Their delicate détente begins to unravel with the arrival of Cliff Curtis’ Javier; a foreign businessman heralded as a “ruthless icon” by a cover of Bloomberg Businessweek. He’s an old friend of Julija’s parents whose deep pockets dredge up old baggage from their past. Javier has an eye on purchasing Ante’s long-held marine property to develop a resort, and the purchase would alleviate enough of a financial burden to allow the family to move inland to cosmopolitan Zagreb. The adults are committed to playing their part, though they do not count on Julija veering off-script.
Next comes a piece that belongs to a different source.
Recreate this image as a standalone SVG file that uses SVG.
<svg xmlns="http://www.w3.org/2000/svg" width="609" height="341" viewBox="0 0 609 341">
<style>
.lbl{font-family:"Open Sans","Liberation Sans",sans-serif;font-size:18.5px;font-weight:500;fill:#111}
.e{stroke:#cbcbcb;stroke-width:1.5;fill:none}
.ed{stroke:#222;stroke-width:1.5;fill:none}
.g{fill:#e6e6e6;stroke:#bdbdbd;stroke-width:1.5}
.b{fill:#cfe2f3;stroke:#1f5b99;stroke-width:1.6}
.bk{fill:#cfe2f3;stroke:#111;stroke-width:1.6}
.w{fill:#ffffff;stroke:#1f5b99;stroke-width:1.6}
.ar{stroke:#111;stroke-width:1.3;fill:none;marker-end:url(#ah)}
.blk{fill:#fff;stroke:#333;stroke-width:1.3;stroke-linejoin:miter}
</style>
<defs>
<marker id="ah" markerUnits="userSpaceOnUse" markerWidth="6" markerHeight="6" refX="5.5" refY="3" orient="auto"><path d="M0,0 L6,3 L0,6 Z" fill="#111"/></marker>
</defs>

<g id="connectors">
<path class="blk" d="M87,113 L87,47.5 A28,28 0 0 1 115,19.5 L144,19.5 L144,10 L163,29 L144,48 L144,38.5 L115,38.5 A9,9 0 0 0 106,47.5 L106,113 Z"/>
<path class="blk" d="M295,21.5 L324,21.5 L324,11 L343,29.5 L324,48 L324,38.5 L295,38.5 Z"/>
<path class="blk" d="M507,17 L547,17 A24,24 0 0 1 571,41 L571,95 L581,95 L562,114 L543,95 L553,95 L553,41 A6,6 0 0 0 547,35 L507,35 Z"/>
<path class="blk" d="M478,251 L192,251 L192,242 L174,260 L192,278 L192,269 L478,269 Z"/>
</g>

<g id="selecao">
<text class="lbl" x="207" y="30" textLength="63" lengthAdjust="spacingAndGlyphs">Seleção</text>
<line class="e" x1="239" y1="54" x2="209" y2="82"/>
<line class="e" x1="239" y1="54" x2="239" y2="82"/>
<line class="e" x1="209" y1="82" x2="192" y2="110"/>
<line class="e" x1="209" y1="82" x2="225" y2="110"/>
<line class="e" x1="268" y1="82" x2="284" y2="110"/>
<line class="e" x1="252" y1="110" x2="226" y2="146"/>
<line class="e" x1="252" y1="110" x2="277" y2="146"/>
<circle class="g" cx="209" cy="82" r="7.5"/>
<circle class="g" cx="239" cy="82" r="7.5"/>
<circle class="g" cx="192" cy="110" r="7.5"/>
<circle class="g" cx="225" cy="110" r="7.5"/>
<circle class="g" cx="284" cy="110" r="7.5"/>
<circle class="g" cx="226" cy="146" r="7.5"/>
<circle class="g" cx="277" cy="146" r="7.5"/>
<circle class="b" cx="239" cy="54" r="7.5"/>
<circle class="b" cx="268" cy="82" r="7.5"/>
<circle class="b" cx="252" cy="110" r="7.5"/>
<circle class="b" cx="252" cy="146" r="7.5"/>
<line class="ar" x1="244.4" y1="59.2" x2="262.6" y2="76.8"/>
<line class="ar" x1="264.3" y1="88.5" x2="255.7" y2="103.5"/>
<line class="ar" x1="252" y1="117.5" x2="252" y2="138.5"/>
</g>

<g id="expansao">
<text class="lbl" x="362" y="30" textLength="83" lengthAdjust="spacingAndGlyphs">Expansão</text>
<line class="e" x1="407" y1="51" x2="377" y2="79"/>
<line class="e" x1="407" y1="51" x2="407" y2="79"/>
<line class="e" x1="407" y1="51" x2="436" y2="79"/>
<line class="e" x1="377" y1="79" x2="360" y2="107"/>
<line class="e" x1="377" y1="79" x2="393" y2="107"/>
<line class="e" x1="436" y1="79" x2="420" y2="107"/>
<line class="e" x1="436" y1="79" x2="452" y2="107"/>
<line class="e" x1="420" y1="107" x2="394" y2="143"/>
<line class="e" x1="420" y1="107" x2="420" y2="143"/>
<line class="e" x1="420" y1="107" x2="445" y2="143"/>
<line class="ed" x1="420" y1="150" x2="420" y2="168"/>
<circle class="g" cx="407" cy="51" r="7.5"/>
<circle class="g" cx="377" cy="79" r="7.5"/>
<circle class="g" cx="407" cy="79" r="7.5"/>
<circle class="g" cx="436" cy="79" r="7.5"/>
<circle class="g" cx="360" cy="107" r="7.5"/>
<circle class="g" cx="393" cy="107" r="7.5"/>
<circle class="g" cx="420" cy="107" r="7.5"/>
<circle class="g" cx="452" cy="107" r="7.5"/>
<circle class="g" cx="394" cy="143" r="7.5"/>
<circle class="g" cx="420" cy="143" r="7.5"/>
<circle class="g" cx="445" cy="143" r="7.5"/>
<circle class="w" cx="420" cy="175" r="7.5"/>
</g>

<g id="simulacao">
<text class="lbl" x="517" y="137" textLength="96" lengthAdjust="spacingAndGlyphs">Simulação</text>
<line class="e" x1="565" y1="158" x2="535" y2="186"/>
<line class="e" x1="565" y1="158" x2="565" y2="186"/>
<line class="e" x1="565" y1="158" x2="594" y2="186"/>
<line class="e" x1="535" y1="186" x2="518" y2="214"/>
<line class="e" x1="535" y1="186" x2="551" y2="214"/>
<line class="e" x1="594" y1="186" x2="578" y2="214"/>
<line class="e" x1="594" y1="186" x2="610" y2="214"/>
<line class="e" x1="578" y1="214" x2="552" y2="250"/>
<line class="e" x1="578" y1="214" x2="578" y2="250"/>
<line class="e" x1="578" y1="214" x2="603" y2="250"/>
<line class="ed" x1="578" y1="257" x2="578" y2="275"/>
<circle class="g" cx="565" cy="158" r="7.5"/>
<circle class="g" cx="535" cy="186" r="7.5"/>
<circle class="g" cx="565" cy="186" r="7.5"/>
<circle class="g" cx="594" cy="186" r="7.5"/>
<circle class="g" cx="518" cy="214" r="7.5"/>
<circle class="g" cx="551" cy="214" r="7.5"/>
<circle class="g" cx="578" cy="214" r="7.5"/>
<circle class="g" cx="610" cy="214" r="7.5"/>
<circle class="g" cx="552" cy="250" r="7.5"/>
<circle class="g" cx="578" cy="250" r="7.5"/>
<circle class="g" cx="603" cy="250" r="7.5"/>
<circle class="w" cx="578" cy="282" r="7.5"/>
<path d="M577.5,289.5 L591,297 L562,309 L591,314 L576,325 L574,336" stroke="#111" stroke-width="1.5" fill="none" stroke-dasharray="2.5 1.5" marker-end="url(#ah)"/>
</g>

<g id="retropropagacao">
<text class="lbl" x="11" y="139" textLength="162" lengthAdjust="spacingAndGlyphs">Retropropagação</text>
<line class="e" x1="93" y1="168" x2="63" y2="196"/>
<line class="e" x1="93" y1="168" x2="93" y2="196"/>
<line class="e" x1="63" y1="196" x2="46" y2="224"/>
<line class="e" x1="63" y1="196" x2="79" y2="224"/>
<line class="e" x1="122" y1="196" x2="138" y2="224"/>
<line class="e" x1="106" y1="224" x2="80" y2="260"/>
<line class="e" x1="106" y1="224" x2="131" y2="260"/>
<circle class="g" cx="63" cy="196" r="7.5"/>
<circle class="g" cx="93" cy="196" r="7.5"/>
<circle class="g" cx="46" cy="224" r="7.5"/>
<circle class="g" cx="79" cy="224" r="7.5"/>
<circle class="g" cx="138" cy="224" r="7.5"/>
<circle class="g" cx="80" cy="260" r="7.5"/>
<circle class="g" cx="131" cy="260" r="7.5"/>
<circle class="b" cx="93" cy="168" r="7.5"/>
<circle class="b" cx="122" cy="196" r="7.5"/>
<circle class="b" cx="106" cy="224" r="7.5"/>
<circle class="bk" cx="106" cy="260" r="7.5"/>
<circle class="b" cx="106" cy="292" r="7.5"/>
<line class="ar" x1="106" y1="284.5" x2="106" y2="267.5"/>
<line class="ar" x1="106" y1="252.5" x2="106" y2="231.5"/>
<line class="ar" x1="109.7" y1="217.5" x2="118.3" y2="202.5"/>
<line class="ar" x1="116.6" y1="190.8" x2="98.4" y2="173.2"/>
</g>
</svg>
Filipović’s performance masterfully captures the contradictions of the trapped teen. “No one’s serious at seventeen,” wrote poet Arthur Rimbaud, though he never met Julija. She finds comfort in staying with her family and loves the island, yet she also recognizes her burgeoning desire to leave. Javier, who instantly recognizes Julija’s potential, represents her first legitimate avenue for escape. But unlike glossy Hollywood teen movies featuring protagonists who’d kill for her home as an Instagram backdrop, “Murina” does not indulge the fantasy that a young woman has ultimate control over her own destiny through sheer force of will.

Rocky waters lie ahead for Julija as she begins to step out independently to individuate. No element of the film underscores this better than the inquisitive camerawork of Hélène Louvart, which captures the tensions between her interior life and how the world perceives her. Taken in tandem with her extraordinary lensing of Maggie Gyllenhaal’s “The Lost Daughter,” Louvart is on an absolute tear actualizing the gazes of first-time female directors.

Julija is frequently in a state of active spectatorship, taking in the events around her and contemplating how she can jump in herself. It’s in that gulf between intention and action where Kusijanović wrings exquisite tension out of “Murina,” especially regarding her sexuality. Julija has a sensuality without much sentience, unaware of how to communicate desire – or how others perceive it. She herself does not even seem capable of perceiving whether she’s flirting or merely fraternizing at a given moment.

As “Murina” continues on its collision course with Julija’s independence, the roles reshuffle again, with Julija’s parents becoming more impediments than partners. Nela fashions herself into something of a romantic rival as she tries to stop her daughter from “looking like she’s in love” with Javier, her former flame. Ante, meanwhile, tries to head off Julija’s flight risk after Javier puts in her head that she should enroll at Harvard. Part of the journey to adulthood is learning to see one’s parents as flawed people rather than irreproachable figures of authority, and she certainly does not love the view.  

This is one of many familiar beats in the genre that “Murina” hits, although Kusijanović executes them with such an unexpected and unfamiliar sense of daring that the film never feels like it’s recycling the greatest hits. Her script, co-written with Frank Graziano, does write itself into a bit of a clichéd corner in the third act where all of Julija’s pent-up anger has no outlet but to erupt. Nonetheless, the accumulated goodwill from all the times Louvart and Kusijanović quietly survey Julija biting her tongue makes the explosions scorching all the same.

“Sea, I don’t know how to understand you,” intones Julija in a poem delivered early in the film. Kusijanović and Louvart draw a direct visual comparison between the body of water and the body of the protagonist in her luminous blue bathing suits. The camera in “Murina” often places the spectator directly behind Julija, as if she’s swimming away from the audience’s overbearing presence. Yet, in the film’s final scene, the relationship reverses as Louvart’s camera bobs gently ahead of Julija, aligning our position with the limitless but unknowable world ahead of the character. How refreshing and invigorating to know that Kusijanović, like her leading lady, still has so much to explore beyond the bounds of “Murina.” [B]

“Murina” is now playing at New York’s Metrograph and will begin expanding across the United States beginning July 15.